Noi premi Nobel
In queste ore, ad Oslo, si sta assegnando il premio Nobel per la pace all’Europa.
Quindi anche a me. L’Europa siamo tutti noi, io, tu, voi, che crediamo nella pace, prima di tutti coloro che alla pace credono veramente ed agiscono per perseguirla. Coloro che culturalmente, come noi, come tanti amici di Upper, come tanti amici che ci hanno lasciato (mi viene in mente Franco Chiari, sulla sua lapide al cimitero la scritta “uomo di pace”), o Don Giuseppe che in chiesa richiama sempre il nostro dovere alla pace. Coloro che in ogni crisi internazionale si sono schierati per la pace, hanno manifestato, marciato, scritto, comunicato la nostra volontà di pace.

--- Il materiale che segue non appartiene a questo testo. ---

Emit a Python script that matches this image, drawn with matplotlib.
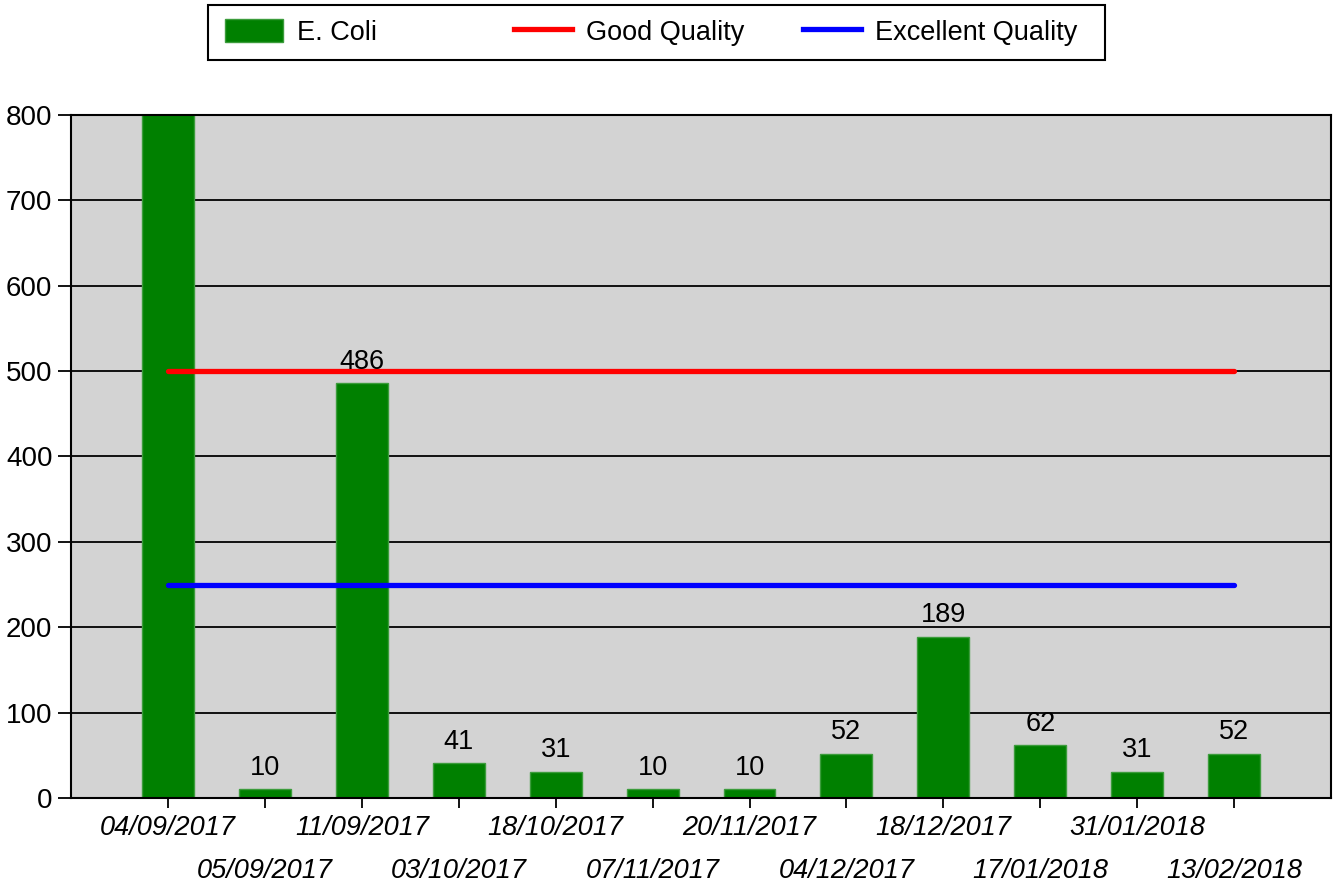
import matplotlib
matplotlib.use("Agg")
import matplotlib.pyplot as plt
from matplotlib.patches import Rectangle, Patch
from matplotlib.lines import Line2D
import numpy as np

plt.rcParams['font.family'] = ['Liberation Sans', 'DejaVu Sans']

dates = ["04/09/2017", "05/09/2017", "11/09/2017", "03/10/2017", "18/10/2017",
         "07/11/2017", "20/11/2017", "04/12/2017", "18/12/2017", "17/01/2018",
         "31/01/2018", "13/02/2018"]
ecoli = [1100, 10, 486, 41, 31, 10, 10, 52, 189, 62, 31, 52]
good_quality = [500] * len(dates)
excellent_quality = [250] * len(dates)

FS = 19.5

fig = plt.figure(figsize=(13.38, 8.83), dpi=100)
ax = fig.add_axes([0.0531, 0.0963, 0.9417, 0.7735])
ax.set_facecolor('#d3d3d3')

x = np.arange(len(dates))
bars = ax.bar(x, ecoli, width=0.536, color='#008000', edgecolor='#3c9c3c',
              linewidth=1, zorder=2)
ax.plot(x, good_quality, color='#ff0000', lw=3.8, solid_capstyle='round', zorder=3)
ax.plot(x, excellent_quality, color='#0000ff', lw=3.8, solid_capstyle='round', zorder=3)

for xi, v in zip(x, ecoli):
    if v <= 800:
        ax.annotate(str(v), (xi, v), xytext=(0, 6), textcoords='offset points',
                    ha='center', va='bottom', fontsize=FS, zorder=4)

ax.set_xlim(-1, 12)
ax.set_ylim(0, 800)
ax.set_yticks(range(0, 801, 100))
ax.yaxis.grid(True, color='black', lw=1.3, zorder=1)
ax.set_axisbelow(True)

# alternate date labels on two rows
ax.set_xticks(x[::2])
ax.set_xticklabels(dates[::2], fontstyle='italic', fontsize=FS)
ax.set_xticks(x[1::2], minor=True)
ax.set_xticklabels(dates[1::2], minor=True, fontstyle='italic', fontsize=FS)
ax.tick_params(axis='x', which='both', length=7, width=1.3)
ax.tick_params(axis='x', which='major', pad=5)
ax.tick_params(axis='x', which='minor', pad=36)
ax.tick_params(axis='y', length=9.4, width=1.3, pad=4, labelsize=20)
for s in ax.spines.values():
    s.set_linewidth(1.5)

# legend box with three evenly spaced entries
fig.patches.append(Rectangle((0.1555, 0.932), 0.6705, 0.0623, transform=fig.transFigure,
                             facecolor='white', edgecolor='black', lw=1.5, zorder=0))
handles = [Patch(facecolor='#008000', edgecolor='#3c9c3c'),
           Line2D([], [], color='#ff0000', lw=3.8),
           Line2D([], [], color='#0000ff', lw=3.8)]
names = ["E. Coli", "Good Quality", "Excellent Quality"]
starts = [0.168, 0.384, 0.600]
for h, n, sx in zip(handles, names, starts):
    fig.legend([h], [n], loc='center left', bbox_to_anchor=(sx, 0.9632),
               frameon=False, fontsize=FS, handlelength=2.15, handleheight=0.95,
               handletextpad=0.52, borderaxespad=0, borderpad=0)

fig.savefig("out.png", dpi=100)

Non tutti gli europei si meritano questo premio. E’ vero che conosciamo in Europa un periodo di pace lungo, ma è anche vero che poco più di venti anni fa, nella ex Jugoslavia, ci si scannava per motivi etnici e noi si andava a bombardare Belgrado.
E l’anno scorso (non un secolo fa) abbiamo fatto lo stesso in Libia.
Le cosiddette missioni di pace in giro per il mondo vengono smentite ogni volta che qualche giovane italiano cade in Afghanistan o, dieci anni fa, a Nassiria.
Merita il premio Nobel chi ha fatto una politica di respingimenti di chi scappa da territori devastati dalle guerre (fatte anche con le nostre armi)?
Idealmente, io, noi, voi, ritiriamo oggi il premio ad Oslo (si sta citando l’allegoria del buon governo dipinto da Ambrogio Lorenzetti, quindi noi Italiani siamo culturalmente per la pace), ma non può farlo chi è contro l’Europa, ma che poi va a firmare contratti capestro rinnegando di averlo fatto (Berlusconi, Lega, Tremonti). Non può farlo chi vede in un immigrato un nemico.
Ed vorremmo che a ritirarlo, anziché i tre rappresentanti maschi (al vertice delle Istituzioni europee), ci fosse stata anche una o più donne, che sono, loro sì, donne di pace.